In which case I say the fraud is palpable.

He provides nothing to support the idea Trump intended any changes harmful to our interests at all, much less so harmful as that.

And he provides no hint at anything that justifies viewing Trump's relations with Russia as corrupt.

But all the same he is openly charging Trump with selling out his country for a shot at The White House, flat out betraying his country's national security interests in return for clandestine campaign assistance, like some Cold War American passing defense secrets to the KGB in return for money.

Aldrich Ames, for instance.

Whether the execs at top of the Clinton campaign knew about it, Marc Elias may have helped save his country by making the decision to fund this critical research

Thank you, Marc Elias! 

I know that sounds a bit hyperbolic but it’s really not. 

Here’s why.

Remember, the Trump plan was to hit the ground running in January with a series of policy pay offs to Russia. 

It was the mounting FBI investigation into Trump’s ties to Russia, helped along significantly by information Steele uncovered, that got into the spokes of the Trump effort during the transition and hobbled the efforts to make the pay off. 

It’s what led to the rapid and chaotic series of events that forced the firing of Mike Flynn, the revelations about clandestine communications between Trump associates and the Russian Ambassador and finally to Trump’s decision to fire James Comey.

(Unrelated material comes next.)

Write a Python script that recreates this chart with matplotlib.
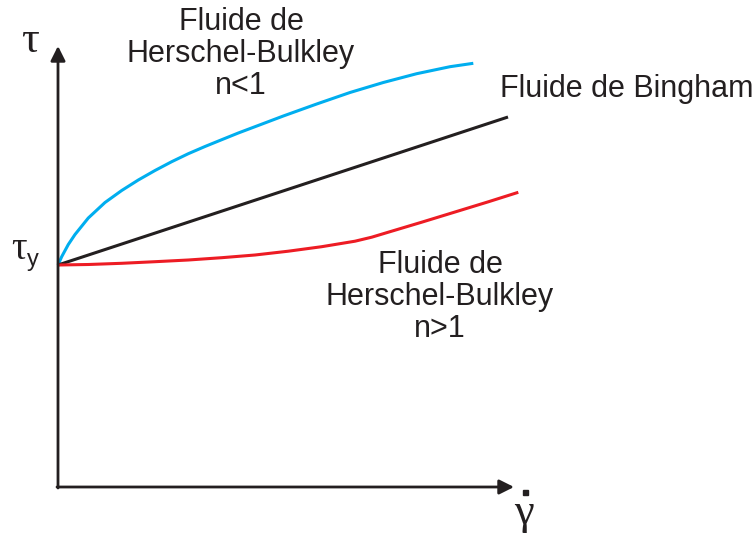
import matplotlib
matplotlib.use("Agg")
import matplotlib.pyplot as plt

# ---- data (shear rate, shear stress) in arbitrary units ----
tau_y = 222
hb_low_x = [0, 3.7, 10.3, 17, 30.3, 47, 63.7, 80.3, 97, 113.7, 130.3, 147, 163.7,
            180.3, 197, 225.3, 258.7, 292, 325.3, 358.7, 392, 415.3]
hb_low_y = [222, 230.3, 242.5, 252.5, 269, 284.5, 296.5, 307, 316.5, 325.3, 333.3,
            340.5, 347.3, 354, 360.3, 371, 383, 394.5, 404.5, 413.3, 420.3, 423.7]
bingham_x = [0, 450]
bingham_y = [222, 370]
hb_high_x = [0, 30.3, 63.7, 97, 130.3, 163.7, 197, 230.3, 263.7, 297, 313.7, 330.3,
             363.7, 397, 430.3, 460.3]
hb_high_y = [222, 222.5, 223.7, 225.3, 227, 229.3, 232, 235.8, 240.3, 245.8, 249.8,
             254.8, 264.8, 275, 285.2, 294.7]

W, H = 753, 533
fig = plt.figure(figsize=(W / 100, H / 100), dpi=100)
ax = fig.add_axes([0, 0, 1, 1])
ax.set_xlim(-58, W - 58)
ax.set_ylim(-(H - 487), 487)
ax.axis("off")

dark = "#231f20"
blue = "#00aeef"
red = "#ed1c24"

# axes with arrows
ax.annotate("", xy=(0, 441), xytext=(0, -1),
            arrowprops=dict(arrowstyle="-|>", lw=2, color=dark, mutation_scale=22,
                            shrinkA=0, shrinkB=0))
ax.annotate("", xy=(456, 0), xytext=(-1, 0),
            arrowprops=dict(arrowstyle="-|>", lw=2, color=dark, mutation_scale=22,
                            shrinkA=0, shrinkB=0))

ax.plot(hb_low_x, hb_low_y, color=blue, lw=2.2, solid_capstyle="butt", solid_joinstyle="round")
ax.plot(bingham_x, bingham_y, color=dark, lw=2.2, solid_capstyle="butt")
ax.plot(hb_high_x, hb_high_y, color=red, lw=2.2, solid_capstyle="butt", solid_joinstyle="round")


def ptext(x, y, s, **kw):
    fig.text(x / W, 1 - y / H, s, **kw)


sans = "Liberation Sans"
serif = "Liberation Serif"
fs = 22
ptext(241, 7, "Fluide de\nHerschel-Bulkley\nn<1", ha="center", va="top",
      fontsize=fs, family=sans, color=dark, linespacing=1.08, multialignment="center")
ptext(500, 97, "Fluide de Bingham", ha="left", va="baseline",
      fontsize=fs, family=sans, color=dark)
ptext(440, 250, "Fluide de\nHerschel-Bulkley\nn>1", ha="center", va="top",
      fontsize=fs, family=sans, color=dark, linespacing=1.08, multialignment="center")

ptext(21, 52, "τ", ha="left", va="baseline", fontsize=32, family=serif, color=dark)
ptext(11, 259, "τ", ha="left", va="baseline", fontsize=28, family=serif, color=dark)
ptext(27, 266, "y", ha="left", va="baseline", fontsize=17, family=sans, color=dark)
ptext(514, 524, "γ", ha="left", va="baseline", fontsize=32, family=serif, color=dark)
fig.patches.append(plt.Rectangle(((523) / W, 1 - 495 / H), 5 / W, 5 / H,
                                 transform=fig.transFigure, color=dark))

fig.savefig("out.png", dpi=100)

The Trump team wanted to deliver for Russia right out of the gate in January, a quick series of accommodations and a ‘grand bargain’ with Vladimir Putin. 

It was the investigation into Trump’s ties to Russia that got in the way and mainly prevented it. 

It’s clear that Steele’s research played a major role in that. 

Remember, the FBI found it so critical it agreed to continue funding Steele’s research. 

Without Marc Elias’s decision, that research may never have been conducted. 

The country owes him a debt of gratitude.